La justice à l'heure du Covid-19. Jeudi, le ministère de la Justice a publié une ordonnance qui permettra aux procès d'assises de se dérouler en visioconférence, pour un accusé détenu qui ne serait pas en état de comparaître. Et ce, sans solliciter l'accord des intéressés, et seulement au stade des plaidoiries. Une solution sur mesure pour "sauver" le procès des attentats de janvier 2015, interrompu plusieurs semaines. L'ordonnance, sitôt publiée, a été appliquée : le procès doit reprendre lundi.
L'un des principaux accusés, toujours positif au nouveau coronavirus, suivra les audiences depuis sa prison. Il assistera aux plaidoiries des parties civiles, aux réquisitoires et aux plaidoiries de la défense, dont la sienne, en détention, jusqu'au verdict si besoin.
Une "déshumanisation"
Le président de la cour d'assises spéciale a informé les avocats jeudi soir, écœurés à l'instar de Me Safya Akorri, qui défend l'un des accusés. "Je ne souhaite à personne, même pas à mon pire ennemi de se retrouver à être jugé depuis un lieu de détention avec une caméra, en visio", dénonce-t-elle. "On entend extrêmement mal, cela coupe régulièrement.
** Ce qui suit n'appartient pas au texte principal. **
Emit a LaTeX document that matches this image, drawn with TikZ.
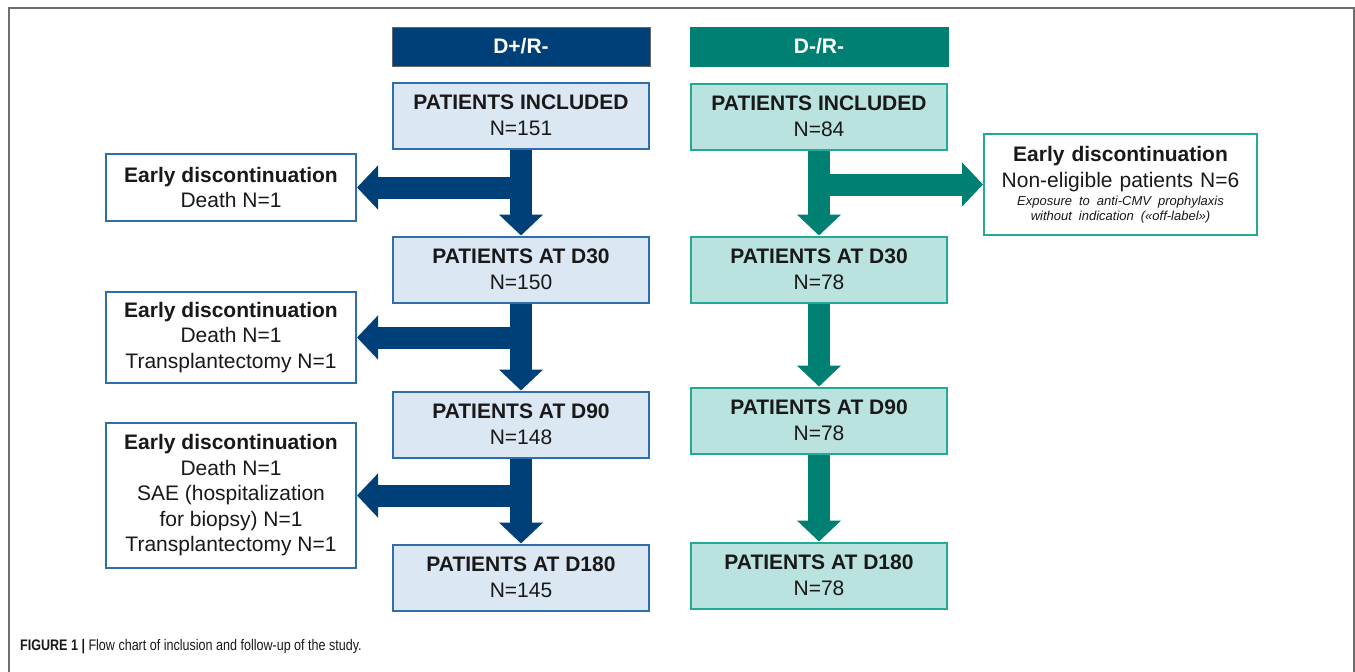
\documentclass[tikz,border=0pt]{standalone}
\usepackage{fontspec}
\setmainfont{Liberation Sans}
\newfontfamily\capfont[FakeStretch=0.82]{Liberation Sans}
\usepackage{tikz}
\usetikzlibrary{positioning, arrows.meta, backgrounds}
\definecolor{navyD}{RGB}{0,64,120}
\definecolor{blueB}{RGB}{46,110,170}
\definecolor{blueF}{RGB}{220,231,244}
\definecolor{tealD}{RGB}{0,128,114}
\definecolor{tealB}{RGB}{38,168,150}
\definecolor{tealF}{RGB}{186,227,223}
\definecolor{inkT}{RGB}{25,25,25}
\definecolor{frameG}{RGB}{110,110,110}
\newcommand{\bodyfont}{\fontsize{21}{25.5}\selectfont}
\tikzstyle{headL} = [rectangle, minimum width=258pt, minimum height=39pt, inner sep=0pt, text centered, draw=black!60, line width=1pt, fill=navyD, text=white, font=\bodyfont\bfseries]
\tikzstyle{headR} = [headL, draw=tealD, fill=tealD]
\tikzstyle{boxL} = [rectangle, minimum width=256pt, minimum height=66pt, inner sep=0pt, align=center, draw=blueB, line width=2pt, fill=blueF, text=inkT, font=\bodyfont]
\tikzstyle{boxR} = [boxL, draw=tealB, fill=tealF]
\tikzstyle{sideL} = [rectangle, minimum width=250pt, inner sep=0pt, align=center, draw=blueB, line width=2pt, fill=white, text=inkT, font=\bodyfont]
\tikzstyle{sideR} = [sideL, draw=tealB, minimum width=273pt, text width=270pt]
\tikzstyle{arrowL} = [line width=22pt, navyD, -{Triangle[length=21pt, width=43pt]}]
\tikzstyle{arrowR} = [arrowL, tealD]
\begin{document}
\begin{tikzpicture}[x=1pt, y=-1pt]
        \useasboundingbox (0,0) rectangle (1355,672);
        \draw[frameG, line width=1.5pt] (9,672) |- (1354,8) -- (1354,672);

        % D+/R- column
        \node[headL]                       (head A) at (521,46.5) {D+/R-};
        \node[boxL, below=15pt of head A]  (inc A)  {\textbf{PATIENTS INCLUDED}\\N=151};
        \node[boxL, below=86pt of inc A]   (d30 A)  {\textbf{PATIENTS AT D30}\\N=150};
        \node[boxL, below=87pt of d30 A]   (d90 A)  {\textbf{PATIENTS AT D90}\\N=148};
        \node[boxL, below=85pt of d90 A]   (d180 A) {\textbf{PATIENTS AT D180}\\N=145};

        \node[sideL, minimum height=67pt]  (out 1) at (231,187.5) {\textbf{Early discontinuation}\\Death N=1};
        \node[sideL, minimum height=91pt]  (out 2) at (231,337.5) {\textbf{Early discontinuation}\\Death N=1\\Transplantectomy N=1};
        \node[sideL, minimum height=145pt] (out 3) at (231,495.5) {\textbf{Early discontinuation}\\Death N=1\\SAE (hospitalization\\for biopsy) N=1\\Transplantectomy N=1};

        % D-/R- column
        \node[headR, right=39pt of head A] (head B) {D-/R-};
        \node[boxR, below=16pt of head B]  (inc B)  {\textbf{PATIENTS INCLUDED}\\N=84};
        \node[boxR, below=85pt of inc B]   (d30 B)  {\textbf{PATIENTS AT D30}\\N=78};
        \node[boxR, below=83pt of d30 B]   (d90 B)  {\textbf{PATIENTS AT D90}\\N=78};
        \node[boxR, below=87pt of d90 B]   (d180 B) {\textbf{PATIENTS AT D180}\\N=78};

        \node[sideR, minimum height=101pt] (out 4) at (1120.5,184.5) {\textbf{Early discontinuation}\par Non-eligible patients N=6\par\vspace{4pt}
            {\fontsize{13}{14.5}\selectfont\itshape Exposure to anti-CMV prophylaxis\par without indication («off-label»)\par}};

        \node[anchor=base west, text=inkT, font=\capfont\fontsize{15.3}{18}\selectfont, inner sep=0pt] (caption) at (20,650)
            {\textbf{FIGURE 1 |} Flow chart of inclusion and follow-up of the study.};

        \begin{scope}[on background layer]
            \draw[arrowL] (inc A)  -- (d30 A);
            \draw[arrowL] (d30 A)  -- (d90 A);
            \draw[arrowL] (d90 A)  -- (d180 A);
            \draw[arrowL] (out 1.east -| inc A.south) -- (out 1.east);
            \draw[arrowL] (out 2.east -| d30 A.south) -- (out 2.east);
            \draw[arrowL] (out 3.east -| d90 A.south) -- (out 3.east);

            \draw[arrowR] (inc B)  -- (d30 B);
            \draw[arrowR] (d30 B)  -- (d90 B);
            \draw[arrowR] (d90 B)  -- (d180 B);
            \draw[arrowR] (out 4.west -| inc B.south) -- (out 4.west);
        \end{scope}
    \end{tikzpicture}
\end{document}
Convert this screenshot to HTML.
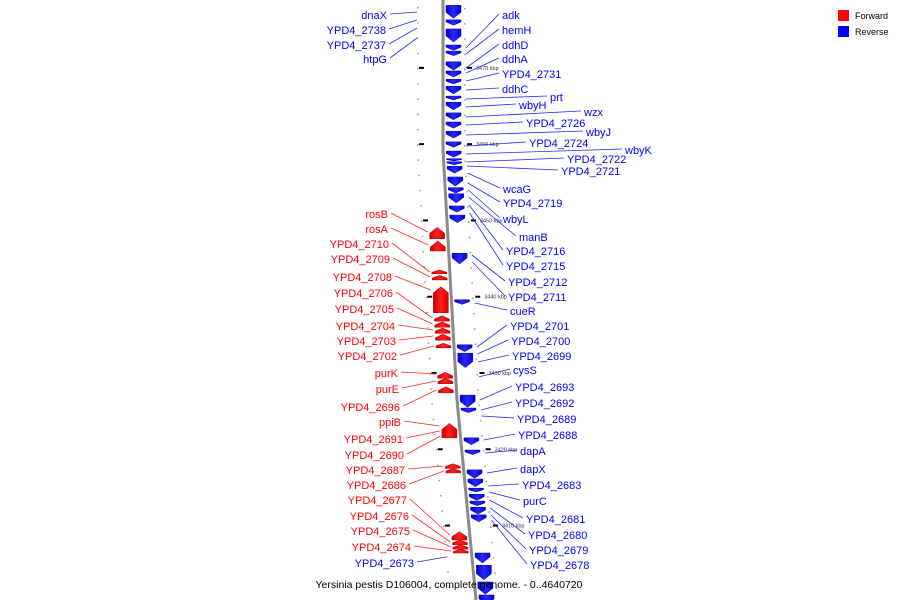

Découvrir le verdict à distance ce n'est pas normal, on ne devrait pas accepter ça."
"Je ne comprends pas que la justice n'ait pas conscience de la déshumanisation que cela implique", ajoute l'avocate. La Chancellerie fait valoir que cette disposition ne sera valable que jusqu'à la mi-mars, soit un mois après la fin de l'état d'urgence sanitaire. Déjà, certains s'inquiètent de voir ce régime d'exception perdurer dans d'autres circonstances.